**Aim of the exercise**
Locate the lines that hold the string "matplotlib". Copy every such line.

**Collected material**
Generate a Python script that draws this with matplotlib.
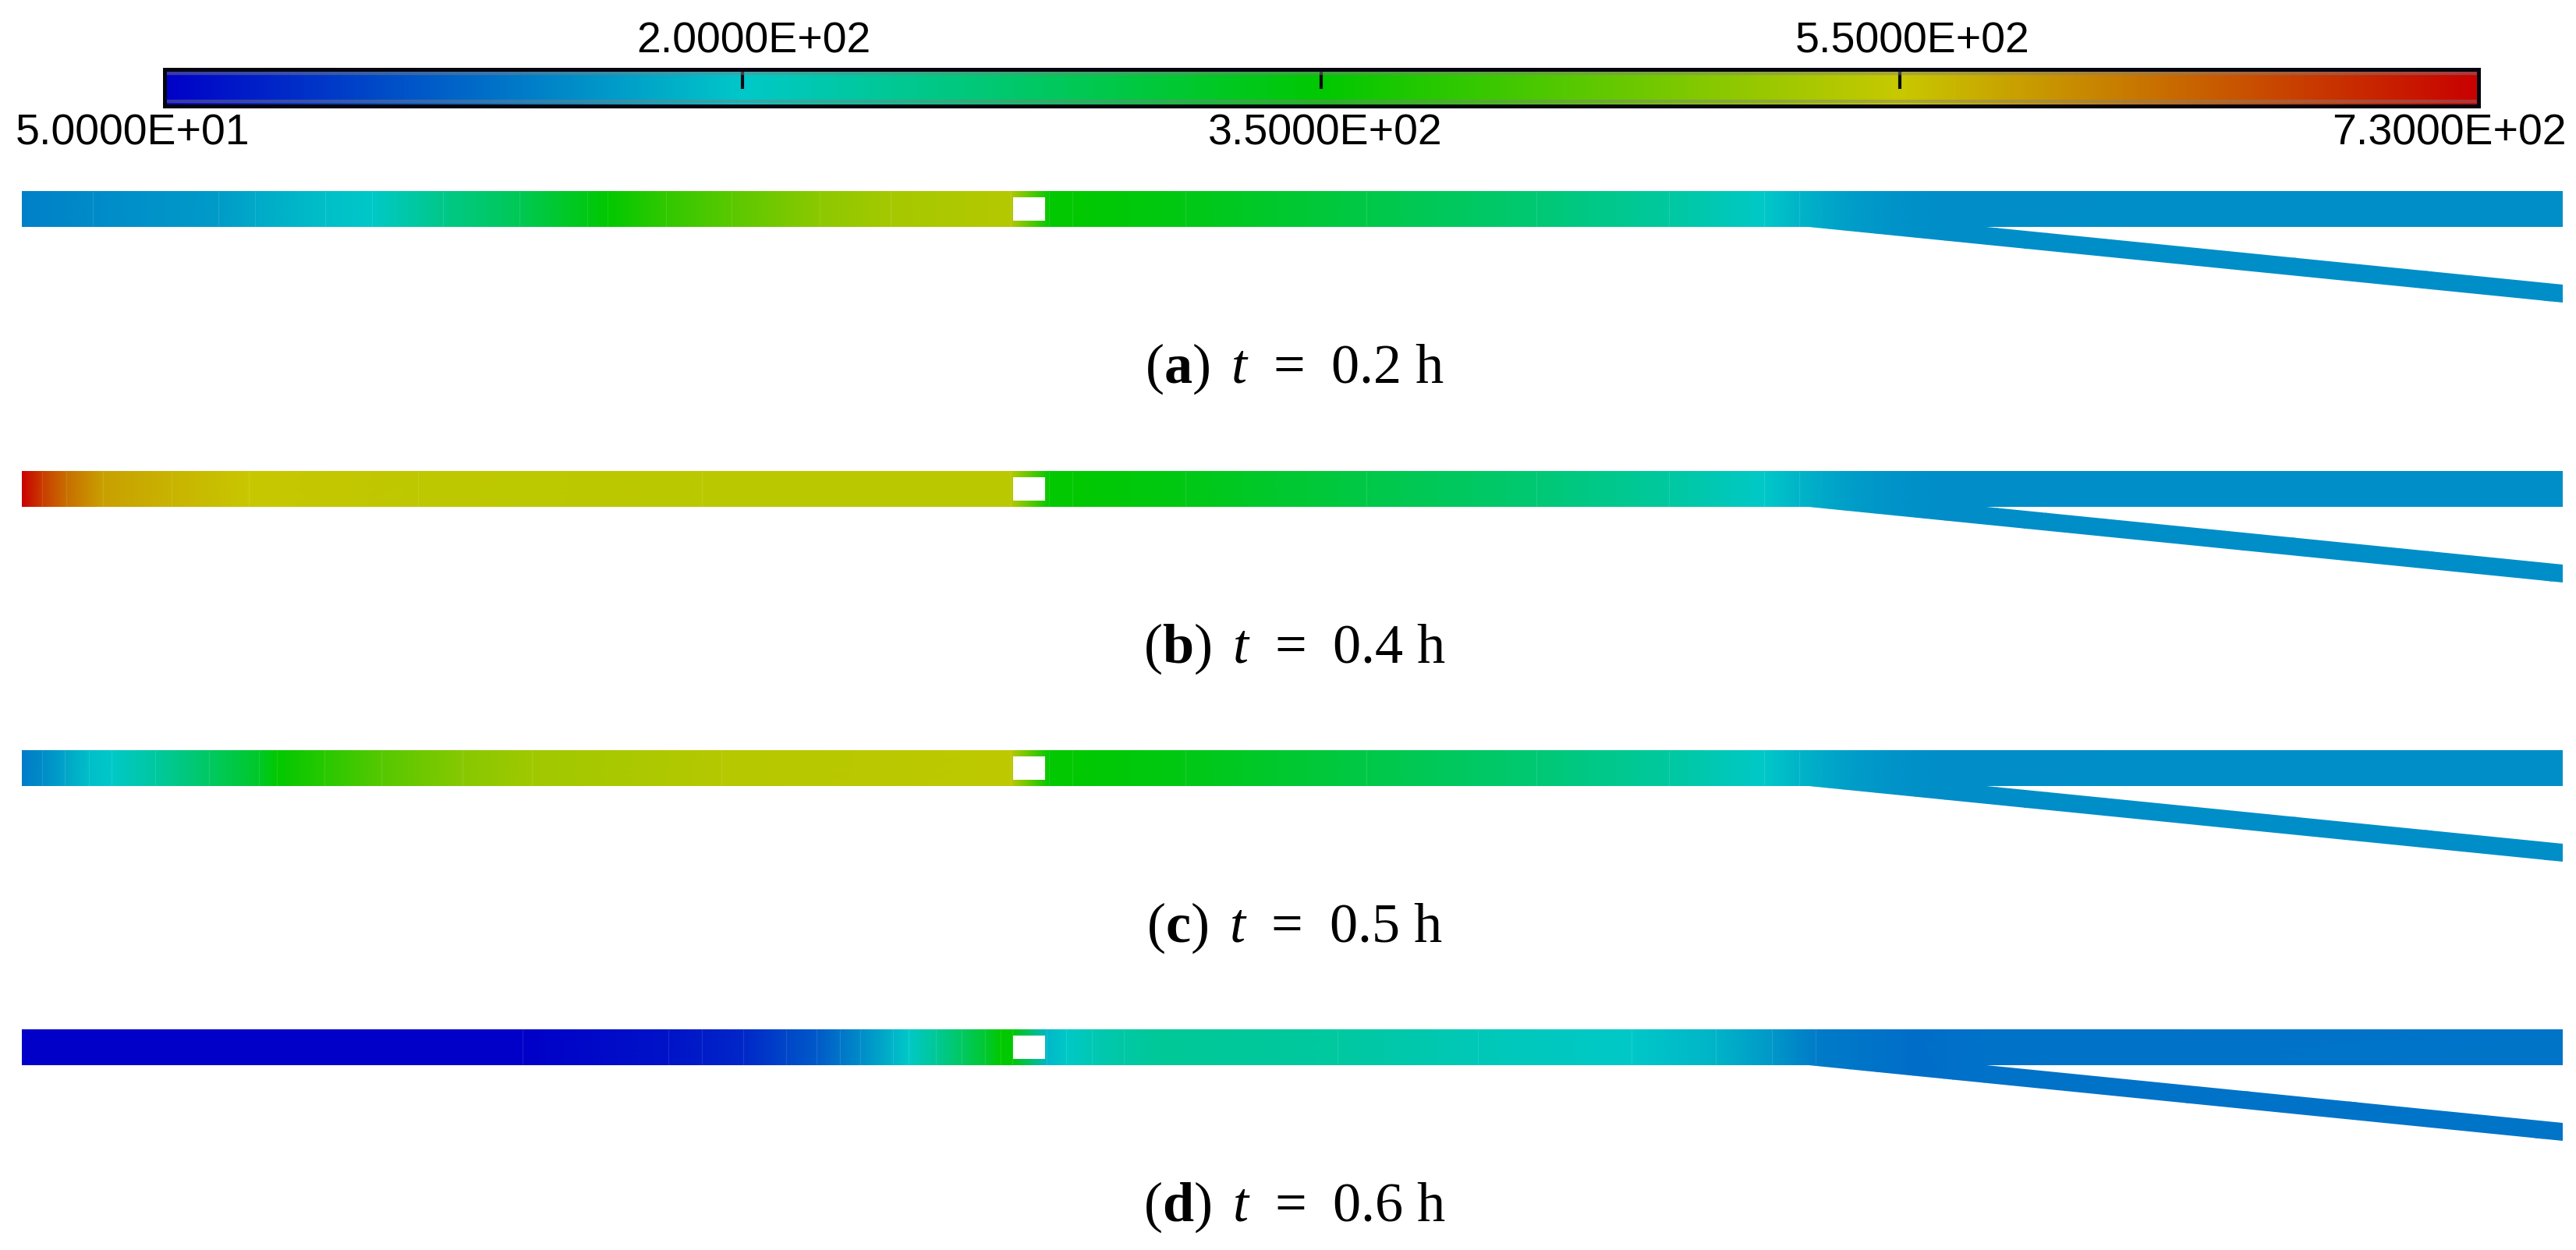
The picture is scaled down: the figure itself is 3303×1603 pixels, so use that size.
import numpy as np
import matplotlib
matplotlib.use("Agg")
import matplotlib.pyplot as plt
from matplotlib.colors import LinearSegmentedColormap, Normalize
from matplotlib.patches import PathPatch, Rectangle
from matplotlib.path import Path

plt.rcParams['mathtext.fontset'] = 'custom'
plt.rcParams['mathtext.rm'] = 'Liberation Serif'
plt.rcParams['mathtext.it'] = 'Liberation Serif:italic'
plt.rcParams['mathtext.bf'] = 'Liberation Serif:bold'

# ---- data -----------------------------------------------------------------
VMIN, VMAX = 50, 730
colormap_colors = ['#0000c8', '#00c8c8', '#00c800', '#c8c800', '#c80000']
tick_values = [220, 390, 560]
bar_labels = ['5.0000E+01', '2.0000E+02', '3.5000E+02', '5.5000E+02', '7.3000E+02']

# temperature along the duct (station, value)
right_x = [1345, 1375, 1520, 1752, 1970, 2140, 2262, 2307, 2364, 2430, 2494, 2700, 3286]
right_T = [392, 390, 373, 330, 292, 254, 220, 203, 186, 176, 170, 172, 172]

a_x = [28, 119, 280, 327, 417, 477, 568, 666, 753, 779, 854, 938, 1051, 1142, 1296] + right_x
a_T = [160, 169, 182, 194, 213, 220, 274, 318, 373, 390, 432, 466, 509, 530, 543] + right_T

b_x = [28, 54, 85, 132, 220, 319, 536, 900, 1296] + right_x
b_T = [730, 679, 636, 594, 577, 560, 552, 548, 547] + right_T

c_x = [28, 54, 83, 114, 143, 199, 268, 332, 355, 416, 489, 593, 682, 925, 1296] + right_x
c_T = [156, 169, 190, 213, 220, 254, 305, 356, 390, 424, 462, 505, 526, 543, 551] + right_T

d_x = [28, 670, 857, 900, 953, 1008, 1047, 1077, 1103, 1145, 1165, 1200, 1233, 1263, 1283, 1298,
       1342, 1367, 1400, 1441, 1490, 1715, 1895, 2092, 2200, 2272, 2328, 2453, 2544, 3286]
d_T = [50, 50, 67, 75, 84, 110, 126, 149, 169, 203, 220, 262, 305, 348, 390, 390,
       206, 220, 237, 250, 262, 254, 234, 220, 203, 179, 156, 144, 148, 150]

panel_x = [a_x, b_x, c_x, d_x]
panel_T = [a_T, b_T, c_T, d_T]
panel_tags = ['a', 'b', 'c', 'd']
panel_times = ['0.2', '0.4', '0.5', '0.6']

# ---- layout ---------------------------------------------------------------
W, H = 3303, 1603
TOPS = [245, 603.5, 962, 1320]
STRIP_H = 46
X0, X1 = 28, 3286

cmap = LinearSegmentedColormap.from_list('bar', colormap_colors, N=512)
norm = Normalize(VMIN, VMAX)

fig = plt.figure(figsize=(W / 100, H / 100), dpi=100, facecolor='white')
ax = fig.add_axes([0, 0, 1, 1])
ax.set_xlim(0, W)
ax.set_ylim(H, 0)
ax.axis('off')

# ---- strips ---------------------------------------------------------------
for top, xs, Ts, tag, tm in zip(TOPS, panel_x, panel_T, panel_tags, panel_times):
    bot = top + STRIP_H
    xs = np.asarray(xs, float)
    Ts = np.asarray(Ts, float)
    XX = np.vstack([xs, xs])
    YY = np.vstack([np.full_like(xs, top), np.full_like(xs, bot + 100)])
    CC = np.vstack([Ts, Ts])
    mesh = ax.pcolormesh(XX, YY, CC, shading='gouraud', cmap=cmap, norm=norm, zorder=1)
    verts = [(X0, top), (X1, top), (X1, bot), (2547, bot), (X1, bot + 74),
             (X1, bot + 97), (2319, bot), (X0, bot), (X0, top)]
    codes = [Path.MOVETO] + [Path.LINETO] * 7 + [Path.CLOSEPOLY]
    clip = PathPatch(Path(verts, codes), transform=ax.transData, fc='none', ec='none')
    ax.add_patch(clip)
    mesh.set_clip_path(clip)
    # isotherm band lines, only where the field actually changes
    band = [x for x, t0, t1 in zip(xs[1:-1], Ts[:-2], Ts[2:]) if x < 2350 and abs(t1 - t0) > 4]
    ax.vlines(band, top, bot, color='white', alpha=0.11, lw=0.9, zorder=2)
    # hole
    ax.add_patch(Rectangle((1298.5, top + 8), 41.5, 30, fc='white', ec='none', zorder=3))
    ax.text(1660, top + 246,
            r'$\mathrm{(}\mathbf{%s}\mathrm{)}\ \,t\;\,=\;\,%s\ \mathrm{h}$' % (tag, tm),
            fontsize=52, ha='center', va='baseline', color='black', zorder=4)

# ---- colour bar -----------------------------------------------------------
cax = fig.add_axes([210.5 / W, 1 - 135.5 / H, (3177.5 - 210.5) / W, 47 / H])
grad = np.linspace(VMIN, VMAX, 1024)
cax.pcolormesh(grad, [0, 1], np.vstack([grad[:-1]]), cmap=cmap, norm=norm)
cax.set_xlim(VMIN, VMAX)
cax.set_ylim(0, 1)
cax.set_yticks([])
cax.set_xticks(tick_values)
cax.set_xticklabels([])
cax.tick_params(axis='x', top=True, bottom=False, direction='in', length=18, width=3, color='#0a0a14')
for s in cax.spines.values():
    s.set_linewidth(3.6)
    s.set_color('#050510')
for yy in (0.12, 0.88):
    cax.axhline(yy, color='#808080', alpha=0.45, lw=3.2)

label_cfg = [(170, 186), (966, 67), (1699, 186), (2452, 67), (3140, 186)]
for (lx, ly), txt in zip(label_cfg, bar_labels):
    ax.text(lx, ly, txt, fontsize=40, family='Liberation Sans', ha='center', va='baseline', color='black')

fig.savefig('out.png', dpi=100, facecolor='white')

**Written solution**
Generate a Python script that draws this with matplotlib.
import matplotlib
matplotlib.use("Agg")
import matplotlib.pyplot as plt
from matplotlib.colors import LinearSegmentedColormap, Normalize
from matplotlib.patches import PathPatch, Rectangle
from matplotlib.path import Path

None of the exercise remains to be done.